Exercise brief: Give back exactly the lines from the start of the listing to the line containing "(tgt-title) at (789,-490)", inclusive, and nothing beyond them.

[Begin]

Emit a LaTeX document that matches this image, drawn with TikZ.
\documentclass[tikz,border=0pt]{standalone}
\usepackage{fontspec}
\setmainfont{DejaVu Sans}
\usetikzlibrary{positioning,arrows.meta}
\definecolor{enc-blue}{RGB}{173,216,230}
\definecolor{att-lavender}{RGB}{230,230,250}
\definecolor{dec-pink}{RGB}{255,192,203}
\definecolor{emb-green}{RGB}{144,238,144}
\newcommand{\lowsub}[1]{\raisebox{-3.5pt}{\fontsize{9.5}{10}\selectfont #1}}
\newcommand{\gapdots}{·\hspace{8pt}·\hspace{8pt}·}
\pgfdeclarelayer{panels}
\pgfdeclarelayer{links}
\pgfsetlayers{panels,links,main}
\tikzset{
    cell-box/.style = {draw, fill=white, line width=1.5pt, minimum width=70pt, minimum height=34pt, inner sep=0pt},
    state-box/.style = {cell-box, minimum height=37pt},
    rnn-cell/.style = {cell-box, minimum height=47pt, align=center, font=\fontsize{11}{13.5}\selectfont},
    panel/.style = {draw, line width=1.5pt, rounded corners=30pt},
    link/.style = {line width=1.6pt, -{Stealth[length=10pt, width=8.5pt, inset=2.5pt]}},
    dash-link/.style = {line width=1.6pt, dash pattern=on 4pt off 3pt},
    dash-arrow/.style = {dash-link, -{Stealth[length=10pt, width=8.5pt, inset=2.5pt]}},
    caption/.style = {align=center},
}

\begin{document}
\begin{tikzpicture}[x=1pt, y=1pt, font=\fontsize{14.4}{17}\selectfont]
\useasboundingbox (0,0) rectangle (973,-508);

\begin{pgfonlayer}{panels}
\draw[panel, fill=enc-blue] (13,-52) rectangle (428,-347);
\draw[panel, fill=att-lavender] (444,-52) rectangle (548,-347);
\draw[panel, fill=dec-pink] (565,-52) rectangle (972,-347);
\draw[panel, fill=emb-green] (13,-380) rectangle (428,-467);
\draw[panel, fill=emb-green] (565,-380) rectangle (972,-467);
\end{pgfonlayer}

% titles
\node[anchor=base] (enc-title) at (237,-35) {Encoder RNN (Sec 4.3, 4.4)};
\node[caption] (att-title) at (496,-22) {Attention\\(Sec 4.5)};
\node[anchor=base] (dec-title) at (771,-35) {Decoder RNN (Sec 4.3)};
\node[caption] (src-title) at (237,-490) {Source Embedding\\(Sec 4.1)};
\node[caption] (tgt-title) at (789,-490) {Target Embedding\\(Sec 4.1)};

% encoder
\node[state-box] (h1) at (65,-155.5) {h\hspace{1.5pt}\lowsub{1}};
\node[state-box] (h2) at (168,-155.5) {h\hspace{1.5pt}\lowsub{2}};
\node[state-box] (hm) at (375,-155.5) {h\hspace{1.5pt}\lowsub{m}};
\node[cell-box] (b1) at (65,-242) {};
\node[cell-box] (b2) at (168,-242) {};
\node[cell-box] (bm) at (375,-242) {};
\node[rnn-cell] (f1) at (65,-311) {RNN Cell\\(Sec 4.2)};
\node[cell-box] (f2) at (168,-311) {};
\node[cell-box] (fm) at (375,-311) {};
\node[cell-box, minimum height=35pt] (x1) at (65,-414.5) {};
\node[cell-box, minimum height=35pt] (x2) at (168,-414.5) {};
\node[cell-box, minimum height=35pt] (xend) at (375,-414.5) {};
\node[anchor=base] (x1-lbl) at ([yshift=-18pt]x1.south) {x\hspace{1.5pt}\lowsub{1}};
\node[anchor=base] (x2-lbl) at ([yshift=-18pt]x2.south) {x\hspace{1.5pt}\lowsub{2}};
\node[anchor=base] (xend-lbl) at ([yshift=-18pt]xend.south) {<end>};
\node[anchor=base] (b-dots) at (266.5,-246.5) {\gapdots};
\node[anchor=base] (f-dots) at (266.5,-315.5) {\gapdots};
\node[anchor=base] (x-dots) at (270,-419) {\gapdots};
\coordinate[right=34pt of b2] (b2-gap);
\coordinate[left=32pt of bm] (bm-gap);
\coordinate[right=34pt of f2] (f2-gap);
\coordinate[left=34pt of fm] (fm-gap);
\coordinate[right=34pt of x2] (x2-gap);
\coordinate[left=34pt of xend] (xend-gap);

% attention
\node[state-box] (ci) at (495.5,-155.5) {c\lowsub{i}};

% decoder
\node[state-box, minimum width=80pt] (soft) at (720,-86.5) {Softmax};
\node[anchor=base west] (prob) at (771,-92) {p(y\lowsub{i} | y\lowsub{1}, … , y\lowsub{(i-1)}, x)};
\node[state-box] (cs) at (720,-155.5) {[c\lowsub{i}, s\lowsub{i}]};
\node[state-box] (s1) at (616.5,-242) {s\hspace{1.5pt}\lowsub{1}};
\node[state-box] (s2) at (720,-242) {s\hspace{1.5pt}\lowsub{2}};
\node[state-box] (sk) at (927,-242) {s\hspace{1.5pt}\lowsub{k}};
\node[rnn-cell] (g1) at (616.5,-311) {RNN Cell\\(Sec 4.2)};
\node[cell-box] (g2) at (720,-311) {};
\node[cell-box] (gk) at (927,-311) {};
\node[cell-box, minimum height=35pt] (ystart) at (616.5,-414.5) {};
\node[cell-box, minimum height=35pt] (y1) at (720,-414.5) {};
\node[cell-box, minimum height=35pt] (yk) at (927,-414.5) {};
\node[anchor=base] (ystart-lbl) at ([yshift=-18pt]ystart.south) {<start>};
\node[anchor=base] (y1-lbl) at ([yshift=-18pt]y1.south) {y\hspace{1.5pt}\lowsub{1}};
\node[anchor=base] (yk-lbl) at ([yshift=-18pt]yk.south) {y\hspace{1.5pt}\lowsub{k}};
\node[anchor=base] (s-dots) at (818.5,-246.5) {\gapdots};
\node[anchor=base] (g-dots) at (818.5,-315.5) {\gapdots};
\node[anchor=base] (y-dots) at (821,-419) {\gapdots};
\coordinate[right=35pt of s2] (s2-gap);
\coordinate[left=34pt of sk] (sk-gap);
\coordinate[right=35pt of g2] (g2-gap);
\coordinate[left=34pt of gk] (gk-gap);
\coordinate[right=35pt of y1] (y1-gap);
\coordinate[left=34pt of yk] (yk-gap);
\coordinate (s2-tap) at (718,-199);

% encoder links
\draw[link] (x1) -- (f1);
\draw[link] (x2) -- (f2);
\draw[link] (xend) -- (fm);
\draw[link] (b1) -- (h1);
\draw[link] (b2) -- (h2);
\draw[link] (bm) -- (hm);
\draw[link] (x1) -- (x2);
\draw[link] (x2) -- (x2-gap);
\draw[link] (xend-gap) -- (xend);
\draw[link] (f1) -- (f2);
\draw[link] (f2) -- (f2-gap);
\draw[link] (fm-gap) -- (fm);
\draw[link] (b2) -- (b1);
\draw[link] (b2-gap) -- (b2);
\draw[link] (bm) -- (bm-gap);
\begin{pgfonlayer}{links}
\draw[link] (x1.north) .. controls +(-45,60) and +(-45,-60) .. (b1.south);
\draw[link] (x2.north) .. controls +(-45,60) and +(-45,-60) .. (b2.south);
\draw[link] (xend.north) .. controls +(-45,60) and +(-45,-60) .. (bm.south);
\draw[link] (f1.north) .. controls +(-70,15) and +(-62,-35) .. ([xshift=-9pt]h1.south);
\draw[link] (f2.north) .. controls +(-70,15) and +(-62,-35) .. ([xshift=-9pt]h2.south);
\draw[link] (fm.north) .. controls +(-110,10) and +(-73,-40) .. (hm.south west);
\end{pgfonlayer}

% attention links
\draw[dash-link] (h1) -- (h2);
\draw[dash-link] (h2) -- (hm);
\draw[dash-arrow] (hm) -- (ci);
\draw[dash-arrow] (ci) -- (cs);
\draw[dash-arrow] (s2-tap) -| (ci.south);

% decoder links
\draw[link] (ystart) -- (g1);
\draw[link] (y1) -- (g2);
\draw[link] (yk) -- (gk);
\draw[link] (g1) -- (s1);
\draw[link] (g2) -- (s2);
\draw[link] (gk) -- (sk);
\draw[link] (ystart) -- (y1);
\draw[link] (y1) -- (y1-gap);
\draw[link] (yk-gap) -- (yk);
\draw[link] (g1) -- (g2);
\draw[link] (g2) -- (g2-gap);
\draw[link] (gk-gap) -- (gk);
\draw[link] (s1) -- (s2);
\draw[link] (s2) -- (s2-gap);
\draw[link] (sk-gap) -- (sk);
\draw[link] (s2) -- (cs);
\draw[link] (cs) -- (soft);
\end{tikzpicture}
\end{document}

[End]

Task answer:
Emit a LaTeX document that matches this image, drawn with TikZ.
\documentclass[tikz,border=0pt]{standalone}
\usepackage{fontspec}
\setmainfont{DejaVu Sans}
\usetikzlibrary{positioning,arrows.meta}
\definecolor{enc-blue}{RGB}{173,216,230}
\definecolor{att-lavender}{RGB}{230,230,250}
\definecolor{dec-pink}{RGB}{255,192,203}
\definecolor{emb-green}{RGB}{144,238,144}
\newcommand{\lowsub}[1]{\raisebox{-3.5pt}{\fontsize{9.5}{10}\selectfont #1}}
\newcommand{\gapdots}{·\hspace{8pt}·\hspace{8pt}·}
\pgfdeclarelayer{panels}
\pgfdeclarelayer{links}
\pgfsetlayers{panels,links,main}
\tikzset{
    cell-box/.style = {draw, fill=white, line width=1.5pt, minimum width=70pt, minimum height=34pt, inner sep=0pt},
    state-box/.style = {cell-box, minimum height=37pt},
    rnn-cell/.style = {cell-box, minimum height=47pt, align=center, font=\fontsize{11}{13.5}\selectfont},
    panel/.style = {draw, line width=1.5pt, rounded corners=30pt},
    link/.style = {line width=1.6pt, -{Stealth[length=10pt, width=8.5pt, inset=2.5pt]}},
    dash-link/.style = {line width=1.6pt, dash pattern=on 4pt off 3pt},
    dash-arrow/.style = {dash-link, -{Stealth[length=10pt, width=8.5pt, inset=2.5pt]}},
    caption/.style = {align=center},
}

\begin{document}
\begin{tikzpicture}[x=1pt, y=1pt, font=\fontsize{14.4}{17}\selectfont]
\useasboundingbox (0,0) rectangle (973,-508);

\begin{pgfonlayer}{panels}
\draw[panel, fill=enc-blue] (13,-52) rectangle (428,-347);
\draw[panel, fill=att-lavender] (444,-52) rectangle (548,-347);
\draw[panel, fill=dec-pink] (565,-52) rectangle (972,-347);
\draw[panel, fill=emb-green] (13,-380) rectangle (428,-467);
\draw[panel, fill=emb-green] (565,-380) rectangle (972,-467);
\end{pgfonlayer}

% titles
\node[anchor=base] (enc-title) at (237,-35) {Encoder RNN (Sec 4.3, 4.4)};
\node[caption] (att-title) at (496,-22) {Attention\\(Sec 4.5)};
\node[anchor=base] (dec-title) at (771,-35) {Decoder RNN (Sec 4.3)};
\node[caption] (src-title) at (237,-490) {Source Embedding\\(Sec 4.1)};
\node[caption] (tgt-title) at (789,-490) {Target Embedding\\(Sec 4.1)};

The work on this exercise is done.